Ни одно демократическое государство мира не доказывает, как США, с такой вызывающей откровенностью и цинизмом фарисейский характер демократических принципов взаимоотношений общества и государства с религией. Лицемерие и лживость этих отношений обусловлены скрытой враждебностью западного варианта демократии к религии, стремлением демократического государства постоянно держать религию в отведённой для неё нише, не допуская её сколь-нибудь серьёзного влияния на общество даже в духовной и нравственной сферах. В то же время это государство постоянно использует религию в своих корыстных политических целях, ставя таким образом свободу религии в зависимость от своей воли, превращая эту свободу в фикцию.

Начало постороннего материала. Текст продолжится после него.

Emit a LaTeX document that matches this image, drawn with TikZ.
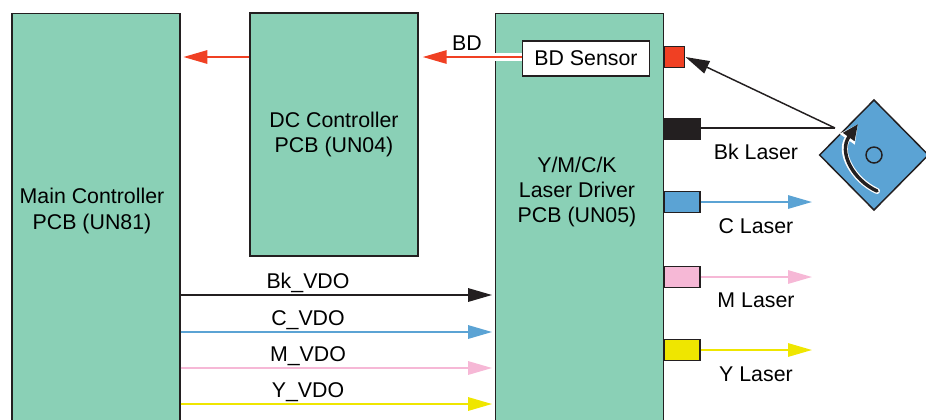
\documentclass[tikz,border=0pt]{standalone}
\usepackage{fontspec}
\setmainfont{Liberation Sans}
\usetikzlibrary{arrows.meta,positioning,calc,shapes.geometric}
\definecolor{pcb}{HTML}{8AD0B6}
\definecolor{ink}{HTML}{231F20}
\definecolor{bdred}{HTML}{F04023}
\definecolor{cblue}{HTML}{5BA3D4}
\definecolor{mpink}{HTML}{F6B8D6}
\definecolor{yyellow}{HTML}{EFE600}

\begin{document}
\begin{tikzpicture}[x=.75pt,y=-.75pt,font=\fontsize{16}{19}\selectfont,
 tip/.style={-{Triangle[length=18pt,width=#1]}},
 n/.style={draw=ink,fill=pcb,line width=1.1pt,minimum width=126pt,inner sep=0pt,align=center},
 t/.style={align=center,inner sep=0pt},
 ld/.style={draw=ink,line width=1.1pt,anchor=west,minimum height=16pt,minimum width=26.5pt,inner sep=0pt,fill=#1},
 a/.style={tip=10pt,line width=1.5pt,draw=#1,fill=#1,shorten >=2pt}]
\useasboundingbox (0,0) rectangle (926,419);
\clip (0,0) rectangle (926,419);
\node[n,minimum height=345pt,anchor=north] (main) at (96,12.5) {};
\node[t] (mainlabel) at (92,211) {Main Controller\\PCB (UN81)};
\node[n,minimum height=182pt] (dc) at (334,134.5) {DC Controller\\PCB (UN04)};
\node[n,minimum height=345pt,anchor=north] (driver) at (579.5,13) {};
\node[t] (driverlabel) at (577,192) {Y/M/C/K\\Laser Driver\\PCB (UN05)};
\node[draw=ink,fill=white,line width=1.1pt,minimum width=95pt,minimum height=26pt,inner sep=0pt] (sensor) at (586,58.5) {BD Sensor};
\node[ld=bdred,minimum width=15pt] (redld) at (664,57) {};
\node[ld=ink] (bkld) at (664,129) {};
\node[ld=cblue] (cld) at (664,202) {};
\node[ld=mpink] (mld) at (664,277) {};
\node[ld=yyellow] (yld) at (664,350) {};
\node[t] (bklabel) at (756,152) {Bk Laser};
\node[t] (clabel) at (756,226) {C Laser};
\node[t] (mlabel) at (756,300) {M Laser};
\node[t] (ylabel) at (756,374) {Y Laser};
\node[t] (bdlabel) at (467,43) {BD};
\node[t] (bkvdo) at (308,283) {Bk\_VDO};
\node[t] (cvdo) at (308,320) {C\_VDO};
\node[t] (mvdo) at (308,356) {M\_VDO};
\node[t] (yvdo) at (308,392) {Y\_VDO};
\node[diamond,aspect=1,draw=ink,fill=cblue,line width=1.1pt,minimum width=82pt,minimum height=83pt,inner sep=0pt] (polygon) at (874,155) {};
\node[circle,draw=ink,line width=1.1pt,minimum size=12pt,inner sep=0pt] (hub) at (874,155) {};
\coordinate (spot) at (835,128);
\coordinate (cend) at (812,202);
\coordinate (mend) at (812,277);
\coordinate (yend) at (812,350);
\coordinate (bkrow) at (300,295);
\coordinate (crow) at (300,332);
\coordinate (mrow) at (300,368);
\coordinate (yrow) at (300,404);
\coordinate (bdrow) at (300,57);
\coordinate (swing) at (877,191);
\coordinate (swingtip) at (858,124);
% BD signal
\draw[white,line width=6.5pt] (sensor.west|-bdrow) -- (driver.west|-bdrow);
\draw[a=bdred,shorten >=3pt] (sensor.west|-bdrow) -- (dc.east|-bdrow);
\draw[a=bdred] (dc.west|-bdrow) -- (main.east|-bdrow);
% video lines
\draw[a=ink] (main.east|-bkrow) -- (driver.west|-bkrow);
\draw[a=cblue] (main.east|-crow) -- (driver.west|-crow);
\draw[a=mpink] (main.east|-mrow) -- (driver.west|-mrow);
\draw[a=yyellow] (main.east|-yrow) -- (driver.west|-yrow);
% lasers
\draw[ink,line width=1.5pt] (bkld.east|-spot) -- (spot);
\draw[a=ink,line width=1.1pt,shorten >=0pt] (spot) -- (redld.east);
\draw[a=cblue,shorten >=0pt] (cld.east) -- (cend);
\draw[a=mpink,shorten >=0pt] (mld.east) -- (mend);
\draw[a=yyellow,shorten >=0pt] (yld.east) -- (yend);
% rotation
\draw[white,line width=4.5pt,line cap=round,-{Triangle[length=14pt,width=13pt]}] (swing) .. controls (853,180) and (838,152) .. (swingtip);
\draw[ink,line width=2.6pt,line cap=round,-{Triangle[length=12pt,width=10pt]}] (swing) .. controls (853,180) and (838,152) .. (swingtip);
\end{tikzpicture}
\end{document}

Россия сегодня получила реальный шанс выстроить принципиально иные отношения церкви и государства, общества и религии. Опираясь на опыт и традицию взаимоотношений Церкви и государства в православном мире в целом и в России в частности, построить такие отношения общества (мирской жизни) и церкви (религиозной жизни), которые бы гарантировали религии реальную свободу и уважительные, партнёрские отношения между церковью и государством. Мы не должны допустить втягивания церкви в политику, вмешательства в её внутреннюю жизнь. Мы должны сделать религию духовно-нравственной опорой нации. Только в этом случае Россия может иметь будущее.


[1] Мигель де Унамуно. О трагическом чувстве жизни. “Символ”, 1997, с.343.

[2] Там же., с.344.

[3] Цит. по кн. Л.А.Тихомиров. Критика демократии, с.113.

[4] Религия и демократия. На пути к свободе совести. М., “Прогресс”, Культура, 1993, с.577.

[5] Цит. по кн. Л.А.Тихомиров. Религиозно-философские основы истории. с.272

[6] См. Н.А.Трофимчук. Защита религиозной свободы в контексте внешней политики США. Журнал “Религия и право”, 1999, № 3.

[7] См. Олег Платонов. Почему погибает Америка.